In case you don't believe us, here's why not to try to parse the timestamp:
# Debian unstable: $ ls -l -rw-r--r-- 1 wooledg wooledg 240 2007-12-07 11:44 file1 -rw-r--r-- 1 wooledg wooledg 1354 2009-03-13 12:10 file2 # OpenBSD 4.4: $ ls -l -rwxr-xr-x 1 greg greg 1080 Nov 10 2006 file1 -rw-r--r-- 1 greg greg 1020 Mar 15 13:57 file2
On OpenBSD, as on most versions of Unix, ls shows the timestamps in three fields -- month, day, and year-or-time, with the last field being the time (hours:minutes) if the file is less than 6 months old, or the year if the file is more than 6 months old. On Debian unstable, with a fairly recent version of GNU coreutils, ls shows the timestamps in two fields, with the first being Y-M-D and the second being H:M, no matter how old the file is. So, it should be pretty obvious we never want to have to parse the output of ls if we want a timestamp from a file. But for the fields before that, it's usually pretty reliable.

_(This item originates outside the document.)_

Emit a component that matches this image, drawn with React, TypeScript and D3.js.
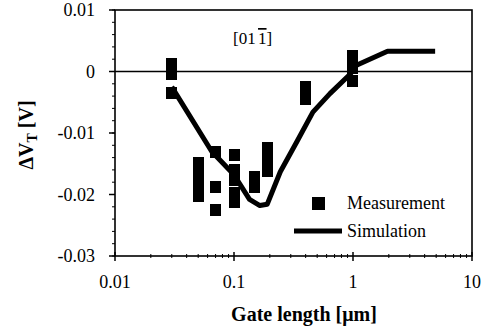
import { useEffect, useRef } from "react";
import * as d3 from "d3";

// measured threshold shift, one entry per square marker
const measGate = [
  0.03, 0.03, 0.03,
  0.05, 0.05, 0.05, 0.05,
  0.07, 0.07, 0.07,
  0.1, 0.1, 0.1, 0.1, 0.1,
  0.15, 0.15,
  0.19, 0.19, 0.19,
  0.4, 0.4,
  1, 1, 1,
];
const measDVt = [
  0.0013, -0.0004, -0.0035,
  -0.0148, -0.0165, -0.0185, -0.0203,
  -0.0131, -0.0188, -0.0225,
  -0.0136, -0.016, -0.0177, -0.0197, -0.0213,
  -0.0172, -0.0187,
  -0.0124, -0.0142, -0.0162,
  -0.0025, -0.0045,
  0.0025, 0.0005, -0.0015,
];

// simulated curve
const simGate = [0.03, 0.065, 0.1, 0.135, 0.165, 0.19, 0.245, 0.34, 0.46, 0.64, 0.95, 1.07, 1.95, 4.9];
const simDVt = [-0.0025, -0.013, -0.0168, -0.0208, -0.0218, -0.0216, -0.0163, -0.0113, -0.0066, -0.0036, -0.0004, 0.001, 0.0033, 0.0033];

const xTicks = [0.01, 0.1, 1, 10];
const xTickLabels = ["0.01", "0.1", "1", "10"];
const yTicks = [0.01, 0, -0.01, -0.02, -0.03];
const yTickLabels = ["0.01", "0", "-0.01", "-0.02", "-0.03"];

const FONT = "'Liberation Serif', 'Times New Roman', serif";

export default function App() {
  const ref = useRef<SVGSVGElement | null>(null);

  useEffect(() => {
    if (!ref.current) return;
    const svg = d3.select(ref.current);
    svg.selectAll("*").remove();

    const left = 115, right = 472, top = 10, bottom = 256;

    const x = d3.scaleLog().domain([0.01, 10]).range([left, right]);
    const y = d3.scaleLinear().domain([-0.03, 0.01]).range([bottom, top]);

    svg.append("rect").attr("width", 484).attr("height", 328).attr("fill", "#fff");

    const g = svg.append("g").attr("stroke", "#000").attr("fill", "none");

    // y minor ticks (every 0.002) and major ticks, outside on the left
    d3.range(-0.03, 0.0101, 0.002).forEach((v) => {
      g.append("line")
        .attr("x1", left - 3).attr("x2", left)
        .attr("y1", y(v)).attr("y2", y(v))
        .attr("stroke-width", 1);
    });
    yTicks.forEach((v) => {
      g.append("line")
        .attr("x1", left - 6).attr("x2", left)
        .attr("y1", y(v)).attr("y2", y(v))
        .attr("stroke-width", 1.5);
    });

    // x minor and major ticks
    [0.01, 0.1, 1].forEach((dec) => {
      d3.range(2, 10).forEach((m) => {
        const v = dec * m;
        g.append("line")
          .attr("x1", x(v)).attr("x2", x(v))
          .attr("y1", bottom - 2).attr("y2", bottom + 2)
          .attr("stroke-width", 1);
      });
    });
    xTicks.forEach((v) => {
      g.append("line")
        .attr("x1", x(v)).attr("x2", x(v))
        .attr("y1", bottom - 4).attr("y2", bottom + 5)
        .attr("stroke-width", 1.5);
    });

    // frame and zero line
    g.append("rect")
      .attr("x", left).attr("y", top)
      .attr("width", right - left).attr("height", bottom - top)
      .attr("stroke-width", 1.6);
    g.append("line")
      .attr("x1", left).attr("x2", right)
      .attr("y1", y(0)).attr("y2", y(0))
      .attr("stroke-width", 1.6);

    // tick labels
    svg.append("g")
      .selectAll("text")
      .data(yTicks)
      .join("text")
      .attr("x", 95)
      .attr("y", (d) => y(d))
      .attr("dy", "0.35em")
      .attr("text-anchor", "end")
      .attr("font-family", FONT)
      .attr("font-size", 18)
      .text((_, i) => yTickLabels[i]);

    svg.append("g")
      .selectAll("text")
      .data(xTicks)
      .join("text")
      .attr("x", (d) => x(d))
      .attr("y", 288)
      .attr("text-anchor", "middle")
      .attr("font-family", FONT)
      .attr("font-size", 18)
      .text((_, i) => xTickLabels[i]);

    // axis titles
    svg.append("text")
      .attr("x", 304).attr("y", 321)
      .attr("text-anchor", "middle")
      .attr("font-family", FONT)
      .attr("font-weight", "bold")
      .attr("font-size", 20)
      .text("Gate length [\u03bcm]");

    const yt = svg.append("text")
      .attr("transform", "translate(33,135) rotate(-90)")
      .attr("text-anchor", "middle")
      .attr("font-family", FONT)
      .attr("font-weight", "bold")
      .attr("font-size", 20);
    yt.append("tspan").text("\u0394V");
    yt.append("tspan").attr("font-size", 14).attr("dy", 4).text("T");
    yt.append("tspan").attr("dy", -4).text(" [V]");

    // orientation label
    const ol = svg.append("text")
      .attr("x", 233).attr("y", 44)
      .attr("font-family", FONT)
      .attr("font-size", 17);
    ol.append("tspan").text("[01");
    ol.append("tspan").attr("dx", 3).attr("text-decoration", "overline").text("1");
    ol.append("tspan").text("]");

    // simulation line
    const simData = simGate.map((l, i) => [l, simDVt[i]] as [number, number]);
    const line = d3.line<[number, number]>()
      .x((d) => x(d[0]))
      .y((d) => y(d[1]));
    svg.append("path")
      .datum(simData)
      .attr("d", line)
      .attr("fill", "none")
      .attr("stroke", "#000")
      .attr("stroke-width", 5)
      .attr("stroke-linejoin", "round");

    // measurement squares
    const sqW = 11, sqH = 12;
    svg.append("g")
      .attr("shape-rendering", "crispEdges")
      .selectAll("rect")
      .data(measGate.map((l, i) => [l, measDVt[i]]))
      .join("rect")
      .attr("x", (d) => Math.round(x(d[0]) - sqW / 2))
      .attr("y", (d) => Math.round(y(d[1]) - sqH / 2))
      .attr("width", sqW)
      .attr("height", sqH)
      .attr("fill", "#000");

    // legend
    const lg = svg.append("g").attr("font-family", FONT).attr("font-size", 18);
    lg.append("rect").attr("x", 312).attr("y", 197).attr("width", 13).attr("height", 13).attr("fill", "#000");
    lg.append("text").attr("x", 347).attr("y", 209).text("Measurement");
    lg.append("line")
      .attr("x1", 294).attr("x2", 342).attr("y1", 231).attr("y2", 231)
      .attr("stroke", "#000").attr("stroke-width", 5);
    lg.append("text").attr("x", 347).attr("y", 237).text("Simulation");
  }, []);

  return (
    <svg
      ref={ref}
      width={484}
      height={328}
      style={{ position: "absolute", left: 0, top: 0 }}
    ></svg>
  );
}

(Note: some versions of ls don't print the group ownership of a file by default, and require a -g flag to do so. Others print the group by default, and -g suppresses it. You've been warned.)
If we wanted to get metadata from more than one file in the same ls command, we run into the same problem we had before -- files can have newlines in their names, which screws up our output. Imagine how code like this would break if we have a file with a newline in its name:
# Don't do this { read 'perms[1]' 'links[1]' 'owner[1]' 'group[1]' _ read 'perms[2]' 'links[2]' 'owner[2]' 'group[2]' _ } < <(ls -l "$file1" "$file2")

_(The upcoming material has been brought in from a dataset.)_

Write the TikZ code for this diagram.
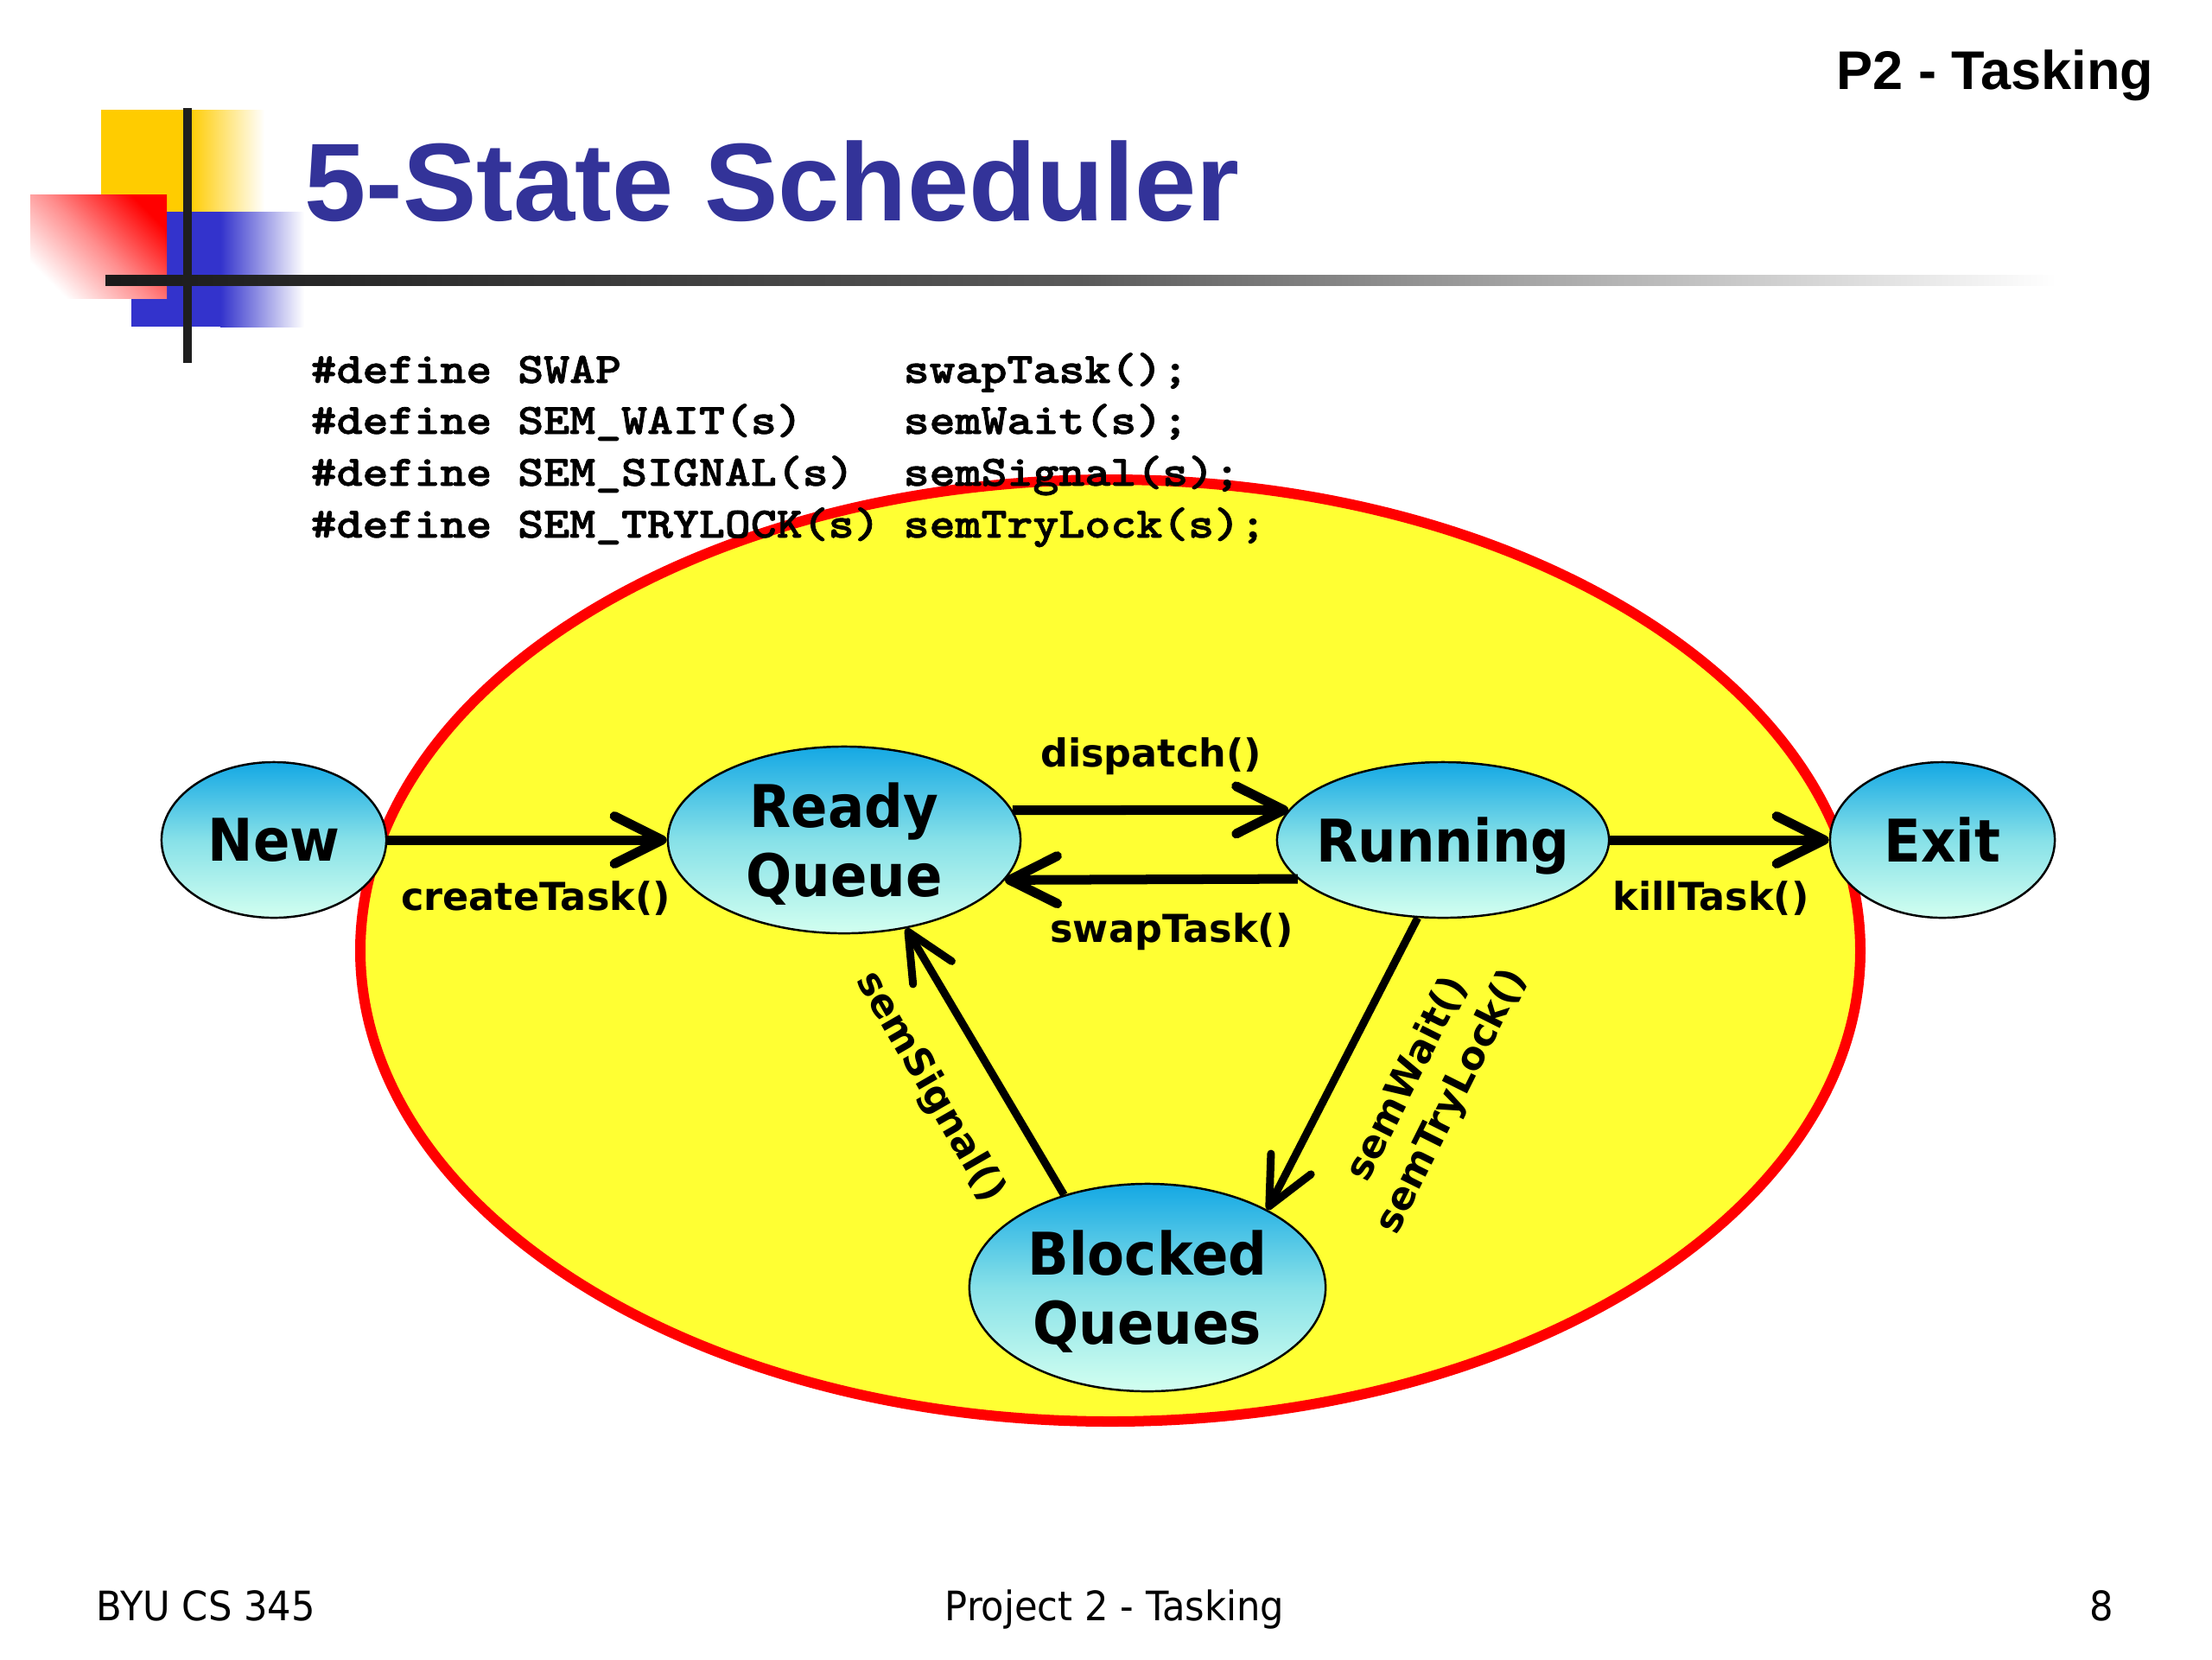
\documentclass[tikz,border=0pt]{standalone}
\usepackage{fontspec}
\setmainfont{DejaVu Sans}
\newfontfamily\titlefont{Liberation Sans}
\newfontfamily\codefont{lmmonolt10-bold}[Extension=.otf, FakeStretch=1.14, FakeBold=1.6]
\newfontfamily\nodefont{DejaVu Sans}[FakeStretch=0.92]
\usetikzlibrary{arrows.meta,shapes.geometric}
\definecolor{titleblue}{RGB}{51,51,153}
\definecolor{bigfill}{RGB}{255,255,51}
\definecolor{bigline}{RGB}{255,0,0}
\definecolor{sttop}{RGB}{20,168,228}
\definecolor{stmid}{RGB}{135,225,232}
\definecolor{stbot}{RGB}{210,255,240}
\definecolor{decoyellow}{RGB}{255,204,0}
\definecolor{decoblue}{RGB}{51,51,204}
\definecolor{decored}{RGB}{255,0,0}
\begin{document}
\begin{tikzpicture}[x=0.01cm,y=-0.01cm,
  state/.style={ellipse, draw=black, line width=0.7pt,
    top color=sttop, bottom color=stbot, middle color=stmid,
    inner xsep=-0.2cm, inner ysep=0pt, align=center, text depth=0pt,
    font=\nodefont\bfseries\fontsize{19.35pt}{22.76pt}\selectfont},
  lbl/.style={font=\bfseries\fontsize{12.66pt}{16.2pt}\selectfont, inner sep=0pt, align=center},
  code/.style={font=\codefont\fontsize{14.23pt}{17pt}\selectfont, anchor=base west, inner sep=0pt},
  foot/.style={font=\nodefont\fontsize{13.37pt}{16pt}\selectfont, inner sep=0pt},
  harr/.style={line width=0.11cm, -{Straight Barb[length=0.55cm,width=0.55cm,round]}},
  darr/.style={line width=0.09cm, -{Straight Barb[length=0.55cm,width=0.52cm,round]}},
]
\useasboundingbox (0,0) rectangle (2560,1920);
\fill[white] (0,0) rectangle (2560,1920);

% corner decoration
\fill[decoyellow] (117,127) rectangle (221,245);
\shade[left color=decoyellow, right color=white] (219,127) rectangle (306,245);
\fill[decoblue] (152,245) rectangle (257,378);
\shade[left color=decoblue, right color=white] (255,245) rectangle (352,378);
\shade[shading=axis, top color=decored, bottom color=white, middle color=decored!45, shading angle=-45] (35,225) rectangle (193,345);
\shade[left color=black!90, right color=white, middle color=black!65] (122,318) rectangle (2380,330);
\fill[black!88] (212,125) rectangle (222,420);

% big ellipse
\draw[line width=0.12cm, draw=bigline, fill=bigfill] (1285,1100) ellipse [x radius=868, y radius=545];

% header and title
\node[anchor=base east, inner sep=0pt, font=\titlefont\bfseries\fontsize{17.93pt}{20pt}\selectfont] (header) at (2493,103) {P2 - Tasking};
\node[anchor=base west, inner sep=0pt, font=\titlefont\bfseries\fontsize{36.42pt}{40pt}\selectfont, text=titleblue] (title) at (352,255) {5-State Scheduler};

% code
\node[code] (c1a) at (359,443) {\#define SWAP};
\node[code] (c1b) at (1045,443) {swapTask();};
\node[code] (c2a) at (359,502) {\#define SEM\_WAIT(s)};
\node[code] (c2b) at (1045,502) {semWait(s);};
\node[code] (c3a) at (359,562) {\#define SEM\_SIGNAL(s)};
\node[code] (c3b) at (1045,562) {semSignal(s);};
\node[code] (c4a) at (359,622) {\#define SEM\_TRYLOCK(s)};
\node[code] (c4b) at (1045,622) {semTryLock(s);};

% states
\node[state, minimum width=2.6cm, minimum height=1.8cm] (new) at (317,972) {New};
\node[state, minimum width=4.08cm, minimum height=2.16cm] (ready) at (977,972) {Ready\\Queue};
\node[state, minimum width=3.84cm, minimum height=1.8cm] (running) at (1670,972) {Running};
\node[state, minimum width=2.6cm, minimum height=1.8cm] (exit) at (2248,972) {Exit};
\node[state, minimum width=4.12cm, minimum height=2.4cm] (blocked) at (1328,1490) {Blocked\\Queues};

% transitions
\draw[harr] (new.east) -- (ready.west);
\draw[harr] (ready.10) -- (running.169);
\draw[harr] (running.195) -- (ready.-14);
\draw[harr] (running.east) -- (exit.west);
\draw[darr] (blocked.132) -- (ready.-55);
\draw[darr] (running.252) -- (blocked.33);

% labels
\node[lbl, anchor=base] (lcreate) at (620,1053) {createTask()};
\node[lbl, anchor=base] (ldispatch) at (1332,887) {dispatch()};
\node[lbl, anchor=base] (lswap) at (1356,1090) {swapTask()};
\node[lbl, anchor=base] (lkill) at (1980,1053) {killTask()};
\node[lbl, rotate=-60] (lsignal) at (1076,1258) {semSignal()};
\node[lbl, rotate=63.4] (lwait) at (1655,1262) {semWait()\\semTryLock()};

% footer
\node[foot, anchor=base west] (f1) at (111,1875) {BYU CS 345};
\node[foot, anchor=base] (f2) at (1290,1875) {Project 2 - Tasking};
\node[foot, anchor=base east] (f3) at (2447,1875) {8};
\end{tikzpicture}
\end{document}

Similar code that uses two separate ls calls would probably be OK, since the second read command would be guaranteed to start reading at the beginning of an ls command's output, instead of possibly in the middle of a filename.
If all of this sounds like a big bag of hurt to you, you're right. It probably isn't worth trying to dodge all this lack of standardization. See Bash FAQ 87 for some ways of getting file metadata without parsing ls output at all.